**Data lines**.
※

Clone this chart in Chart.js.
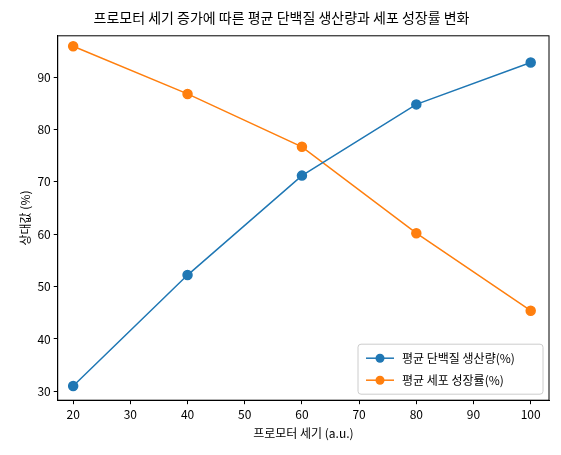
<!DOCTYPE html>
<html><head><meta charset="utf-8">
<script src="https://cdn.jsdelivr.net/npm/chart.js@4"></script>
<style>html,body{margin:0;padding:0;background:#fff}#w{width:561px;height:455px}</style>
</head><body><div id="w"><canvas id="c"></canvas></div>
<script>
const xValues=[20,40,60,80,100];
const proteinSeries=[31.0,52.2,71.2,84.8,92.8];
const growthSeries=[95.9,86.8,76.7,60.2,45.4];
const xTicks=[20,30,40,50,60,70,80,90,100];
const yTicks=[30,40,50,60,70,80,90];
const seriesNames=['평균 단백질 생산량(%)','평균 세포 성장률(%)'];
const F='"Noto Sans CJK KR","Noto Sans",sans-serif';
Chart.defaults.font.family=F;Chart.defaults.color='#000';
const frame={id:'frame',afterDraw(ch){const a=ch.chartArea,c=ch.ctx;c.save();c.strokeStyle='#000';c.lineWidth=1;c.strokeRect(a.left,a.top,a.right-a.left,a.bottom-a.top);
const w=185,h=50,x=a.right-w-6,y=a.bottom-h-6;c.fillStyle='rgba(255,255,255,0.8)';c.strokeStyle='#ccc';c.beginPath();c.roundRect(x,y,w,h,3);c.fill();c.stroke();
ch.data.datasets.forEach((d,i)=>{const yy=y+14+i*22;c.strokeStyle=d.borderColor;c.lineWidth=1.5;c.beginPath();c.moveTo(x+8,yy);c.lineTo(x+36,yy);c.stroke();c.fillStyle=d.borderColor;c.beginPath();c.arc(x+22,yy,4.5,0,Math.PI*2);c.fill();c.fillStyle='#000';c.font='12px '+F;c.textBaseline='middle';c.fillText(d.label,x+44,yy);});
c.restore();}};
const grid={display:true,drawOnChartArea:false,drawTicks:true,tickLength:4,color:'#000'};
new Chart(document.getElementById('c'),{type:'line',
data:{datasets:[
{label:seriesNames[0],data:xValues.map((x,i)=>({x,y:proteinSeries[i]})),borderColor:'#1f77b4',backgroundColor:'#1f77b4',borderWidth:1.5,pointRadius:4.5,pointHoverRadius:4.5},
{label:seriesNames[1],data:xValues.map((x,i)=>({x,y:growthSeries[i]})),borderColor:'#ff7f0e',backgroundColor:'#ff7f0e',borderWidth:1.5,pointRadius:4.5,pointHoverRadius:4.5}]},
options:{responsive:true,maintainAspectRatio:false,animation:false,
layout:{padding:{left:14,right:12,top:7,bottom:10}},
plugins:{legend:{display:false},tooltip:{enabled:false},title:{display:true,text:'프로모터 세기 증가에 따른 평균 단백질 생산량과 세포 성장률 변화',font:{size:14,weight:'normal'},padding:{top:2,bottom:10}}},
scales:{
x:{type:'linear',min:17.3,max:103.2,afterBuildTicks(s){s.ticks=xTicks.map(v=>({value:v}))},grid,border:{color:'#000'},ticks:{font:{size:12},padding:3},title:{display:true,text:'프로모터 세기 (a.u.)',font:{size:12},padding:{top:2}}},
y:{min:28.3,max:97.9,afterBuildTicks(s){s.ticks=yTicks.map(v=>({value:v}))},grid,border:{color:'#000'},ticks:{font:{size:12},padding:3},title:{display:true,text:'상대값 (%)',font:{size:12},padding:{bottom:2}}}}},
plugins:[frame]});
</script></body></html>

※

**Task requirements**.
Copy each line in full and exactly, omitting any picture.

**Response to the exercise**.
Clone this chart in Chart.js.
<!DOCTYPE html>
<html><head><meta charset="utf-8">
<script src="https://cdn.jsdelivr.net/npm/chart.js@4"></script>
<style>html,body{margin:0;padding:0;background:#fff}#w{width:561px;height:455px}</style>
</head><body><div id="w"><canvas id="c"></canvas></div>
<script>
const xValues=[20,40,60,80,100];
const proteinSeries=[31.0,52.2,71.2,84.8,92.8];
const growthSeries=[95.9,86.8,76.7,60.2,45.4];
const xTicks=[20,30,40,50,60,70,80,90,100];
const yTicks=[30,40,50,60,70,80,90];
const seriesNames=['평균 단백질 생산량(%)','평균 세포 성장률(%)'];
const F='"Noto Sans CJK KR","Noto Sans",sans-serif';
Chart.defaults.font.family=F;Chart.defaults.color='#000';
const frame={id:'frame',afterDraw(ch){const a=ch.chartArea,c=ch.ctx;c.save();c.strokeStyle='#000';c.lineWidth=1;c.strokeRect(a.left,a.top,a.right-a.left,a.bottom-a.top);
const w=185,h=50,x=a.right-w-6,y=a.bottom-h-6;c.fillStyle='rgba(255,255,255,0.8)';c.strokeStyle='#ccc';c.beginPath();c.roundRect(x,y,w,h,3);c.fill();c.stroke();
ch.data.datasets.forEach((d,i)=>{const yy=y+14+i*22;c.strokeStyle=d.borderColor;c.lineWidth=1.5;c.beginPath();c.moveTo(x+8,yy);c.lineTo(x+36,yy);c.stroke();c.fillStyle=d.borderColor;c.beginPath();c.arc(x+22,yy,4.5,0,Math.PI*2);c.fill();c.fillStyle='#000';c.font='12px '+F;c.textBaseline='middle';c.fillText(d.label,x+44,yy);});
c.restore();}};
const grid={display:true,drawOnChartArea:false,drawTicks:true,tickLength:4,color:'#000'};
new Chart(document.getElementById('c'),{type:'line',
data:{datasets:[
{label:seriesNames[0],data:xValues.map((x,i)=>({x,y:proteinSeries[i]})),borderColor:'#1f77b4',backgroundColor:'#1f77b4',borderWidth:1.5,pointRadius:4.5,pointHoverRadius:4.5},
{label:seriesNames[1],data:xValues.map((x,i)=>({x,y:growthSeries[i]})),borderColor:'#ff7f0e',backgroundColor:'#ff7f0e',borderWidth:1.5,pointRadius:4.5,pointHoverRadius:4.5}]},
options:{responsive:true,maintainAspectRatio:false,animation:false,
layout:{padding:{left:14,right:12,top:7,bottom:10}},
plugins:{legend:{display:false},tooltip:{enabled:false},title:{display:true,text:'프로모터 세기 증가에 따른 평균 단백질 생산량과 세포 성장률 변화',font:{size:14,weight:'normal'},padding:{top:2,bottom:10}}},
scales:{
x:{type:'linear',min:17.3,max:103.2,afterBuildTicks(s){s.ticks=xTicks.map(v=>({value:v}))},grid,border:{color:'#000'},ticks:{font:{size:12},padding:3},title:{display:true,text:'프로모터 세기 (a.u.)',font:{size:12},padding:{top:2}}},
y:{min:28.3,max:97.9,afterBuildTicks(s){s.ticks=yTicks.map(v=>({value:v}))},grid,border:{color:'#000'},ticks:{font:{size:12},padding:3},title:{display:true,text:'상대값 (%)',font:{size:12},padding:{bottom:2}}}}},
plugins:[frame]});
</script></body></html>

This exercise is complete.